The dispute is over the valuation for taxation, as of October 1st, 1939, of the personal property of the Hackensack Water Company situate within the limits of the Township of North Bergen. The questions considered by the State Board, and by the Supreme Court on certiorari, were mainly factual, and counsel for the township properly concedes that the finding of the Supreme Court on the facts is impregnable here if there is any legal evidence to support it. As appears in the Supreme Court opinion, ubi supra, from 1932 to 1937, inclusive, the total was carried at $1,050,000: in 1938 and 1939 the valuation was raised by the township authorities to $1,500,000 but the State Board reduced these to the previous figure. Nevertheless, for 1940 the valuation was again raised to a million and a half. The Water Company appealed to the State Board, which reduced the valuation to $1,300,000. Neither party was satisfied with this, and there were cross writs of certiorari awarded by the Supreme Court, and argued together.
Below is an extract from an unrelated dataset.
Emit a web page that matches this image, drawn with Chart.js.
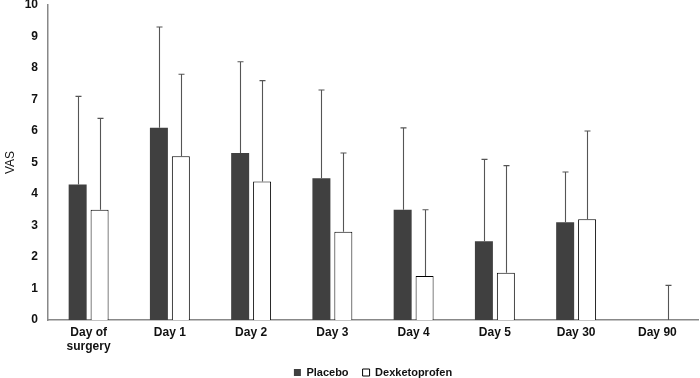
<!DOCTYPE html>
<html>
<head>
<meta charset="utf-8">
<script src="https://cdn.jsdelivr.net/npm/chart.js@4"></script>
<style>
  html, body { margin: 0; padding: 0; background: #fff; }
  #wrap { width: 700px; height: 378px; }
</style>
</head>
<body>
<div id="wrap"><canvas id="vasChart" width="700" height="378"></canvas></div>
<script>
// categories and values
const days = [['Day of', 'surgery'], 'Day 1', 'Day 2', 'Day 3', 'Day 4', 'Day 5', 'Day 30', 'Day 90'];
const placebo = [4.3, 6.1, 5.3, 4.5, 3.5, 2.5, 3.1, 0];
const placeboUpper = [7.1, 9.3, 8.2, 7.3, 6.1, 5.1, 4.7, null];
const dexketoprofen = [3.5, 5.2, 4.4, 2.8, 1.4, 1.5, 3.2, 0];
const dexUpper = [6.4, 7.8, 7.6, 5.3, 3.5, 4.9, 6.0, 1.1];
const yTicks = [0, 1, 2, 3, 4, 5, 6, 7, 8, 9, 10];

const uppers = [placeboUpper, dexUpper];

// Vẽ thanh sai số (chỉ phía trên)
const errorBars = {
    id: 'errorBars',
    afterDatasetsDraw(chart) {
        const ctx = chart.ctx;
        const yScale = chart.scales.y;
        ctx.save();
        ctx.strokeStyle = '#555';
        ctx.lineWidth = 1.1;
        chart.data.datasets.forEach((ds, i) => {
            const meta = chart.getDatasetMeta(i);
            meta.data.forEach((bar, j) => {
                const up = uppers[i][j];
                if (up == null) return;
                const x = Math.round(bar.x) + 0.5;
                const yTop = yScale.getPixelForValue(up);
                const yBase = yScale.getPixelForValue(ds.data[j]);
                ctx.beginPath();
                ctx.moveTo(x, yBase);
                ctx.lineTo(x, yTop);
                ctx.moveTo(x - 3, yTop);
                ctx.lineTo(x + 3, yTop);
                ctx.stroke();
            });
        });
        ctx.restore();
    }
};

const ctx = document.getElementById('vasChart').getContext('2d');
new Chart(ctx, {
    type: 'bar',
    data: {
        labels: days,
        datasets: [
            {
                label: 'Placebo',
                data: placebo,
                backgroundColor: '#404040',
                borderColor: '#404040',
                borderWidth: 0,
                categoryPercentage: 0.54,
                barPercentage: 0.82
            },
            {
                label: 'Dexketoprofen',
                data: dexketoprofen,
                backgroundColor: '#ffffff',
                borderColor: '#000000',
                borderWidth: 1,
                categoryPercentage: 0.54,
                barPercentage: 0.82
            }
        ]
    },
    options: {
        responsive: false,
        animation: false,
        layout: { padding: { top: 5, right: 2, left: 3, bottom: -10 } },
        plugins: {
            legend: {
                position: 'bottom',
                fullSize: false,
                labels: {
                    boxWidth: 7,
                    boxHeight: 7,
                    padding: 14,
                    color: '#111',
                    font: { family: 'Liberation Sans', size: 11, weight: 'bold' }
                }
            },
            tooltip: { enabled: false }
        },
        scales: {
            x: {
                grid: { display: false, drawTicks: false },
                border: { color: '#888', width: 1.5 },
                ticks: {
                    color: '#111',
                    padding: 5,
                    maxRotation: 0,
                    font: { family: 'Liberation Sans', size: 12, weight: 'bold' }
                },
                afterFit: (scale) => { scale.height = 33; }
            },
            y: {
                min: 0,
                max: 10,
                afterBuildTicks: (scale) => { scale.ticks = yTicks.map(v => ({ value: v })); },
                grid: { display: false, drawTicks: false },
                border: { color: '#888', width: 1.5 },
                ticks: {
                    color: '#111',
                    padding: 10,
                    font: { family: 'Liberation Sans', size: 12, weight: 'bold' }
                },
                title: {
                    display: true,
                    text: 'VAS',
                    color: '#111',
                    padding: 0,
                    font: { family: 'Liberation Sans', size: 12 }
                },
                afterFit: (scale) => {
                    scale.width = 45;
                    scale.paddingTop = 0;
                }
            }
        }
    },
    plugins: [errorBars]
});
</script>
</body>
</html>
That court adjudged a valuation of $940,000, and the municipality is here as appellant, and properly claims that all the reasons for reversal in the Supreme Court are arguable here. However, the argument here is based not on specific reasons assigned in the Supreme Court, but on five propositions, three of which allege that there was no evidence to support certain findings of the Supreme Court, a fourth claiming error in failing to *Page 485 include certain property in the assessment, and a fifth, error in refusing to pass on the question whether a certain estimated future expense was properly included as part of the valuation.
It should be borne in mind that the valuation for taxation under review was exclusively a valuation of "personal property" and not of realty. Taking up the fourth proposition, the complaint is that the pumping station of the company's local plant should have been included in the valuation of personalty. No such claim seems to have been made before the State Board, judging from the opinion filed by its president. The claim that is mentioned therein is that the pumps therein were personalty, but the Board held, and properly on the evidence, that they were affixed to the realty. As an alternative it is now claimed that the value of the pumps should have been included in the valuation of the realty; but it suffices to say that the value of the realty is not an issue in this cause.
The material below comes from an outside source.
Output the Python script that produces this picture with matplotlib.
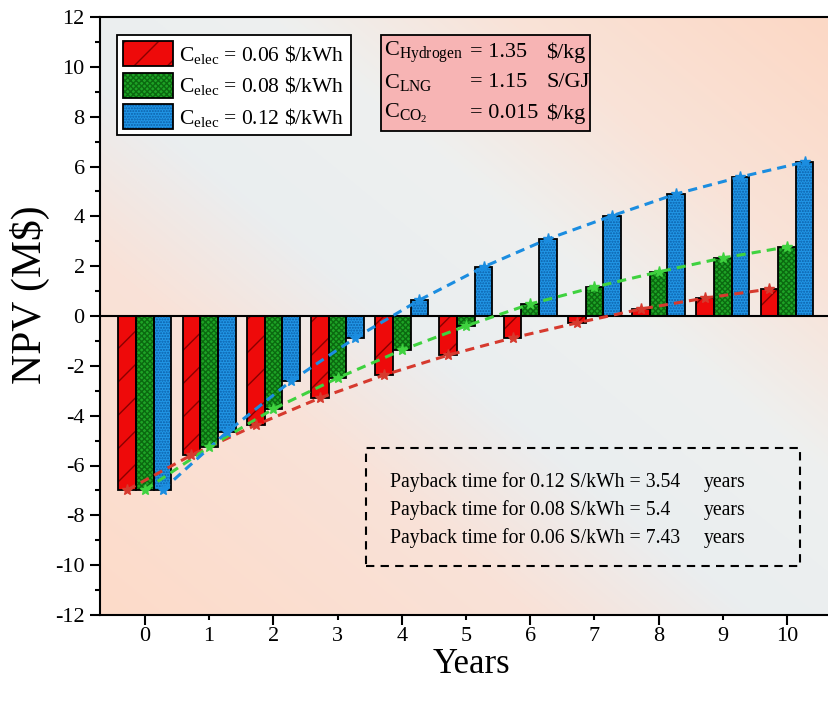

We turn to the point mentioned above as the fifth which relates to the value of the pipes laid underground, in the highways, and classed as part of the personalty. In connection with "reproduction cost" the claim for the township was that the cost of taking up and relaying the pavement should be included. The Supreme Court held that there was no evidence "upon which the cost of repavement could be included in the reproduction cost" and hence it was unnecessary to pass on that question. For the appellant it is claimed that there was such evidence: but however this may be, we think the decision rests on a broader basis. The pipes are buried in the ground. Over them, apparently, is a pavement of some kind. There is nothing to show that when the pipes were laid, there was any pavement. To the contrary, the witness Fricker testified that at that time "there was no pavement in existence." So the theory of the appellant, as we understand it, is that at some indefinite time in the future it will be necessary to renew a worn out pipe; that this will require a tearing up and relaying of the pavement; and that the cost of so doing should be added at this time to the value of the pipe in situ. But to this we cannot agree. For *Page 486 present purposes it may be assumed, without deciding, that if, as and when a section of pipe is to be changed, the pavement torn up and relaid, the value of that new section may be represented for tax purposes by the cost of the pipe and laying plus the cost of removing and relaying the pavement. But this is far from saying that all the pipe presently in the ground is to be valued for taxation as though the pavement had already been torn up and relaid over it. The opinion of the Board president cites as authority a Wisconsin case, and a case in the Federal District Court, reversed on another point, and hence mere dictum as to the question before us. These authorities are not persuasive. The Supreme Court (at page 538), passed the point as without support in the evidence; but we prefer to deal with it on the intrinsic lack of merit.
The other three points made and argued on the brief, all challenge certain conclusions of fact contained in the opinion of the Supreme Court, as wholly unsupported by evidence. We consider that there was such evidence. In particular, as to the claim that "there is no evidence to support the judgment of the Supreme Court, overruling the finding of the State Board that Mr. Fricker, in testifying to the value of $930,000, did not include the value of this property as a successful going concern," the answer is that Fricker testified that he did include it, the Board rejected that testimony, and the Supreme Court accepted it, and the inference of the Supreme Court that the matter of refinancing had somewhat to do with the increased valuation, was a fair inference from the testimony.
For affirmance — THE CHANCELLOR, CHIEF JUSTICE, PARKER, BODINE, HEHER, PERSKIE, PORTER, DEAR, WELLS, RAFFERTY, HAGUE, THOMPSON, JJ. 12.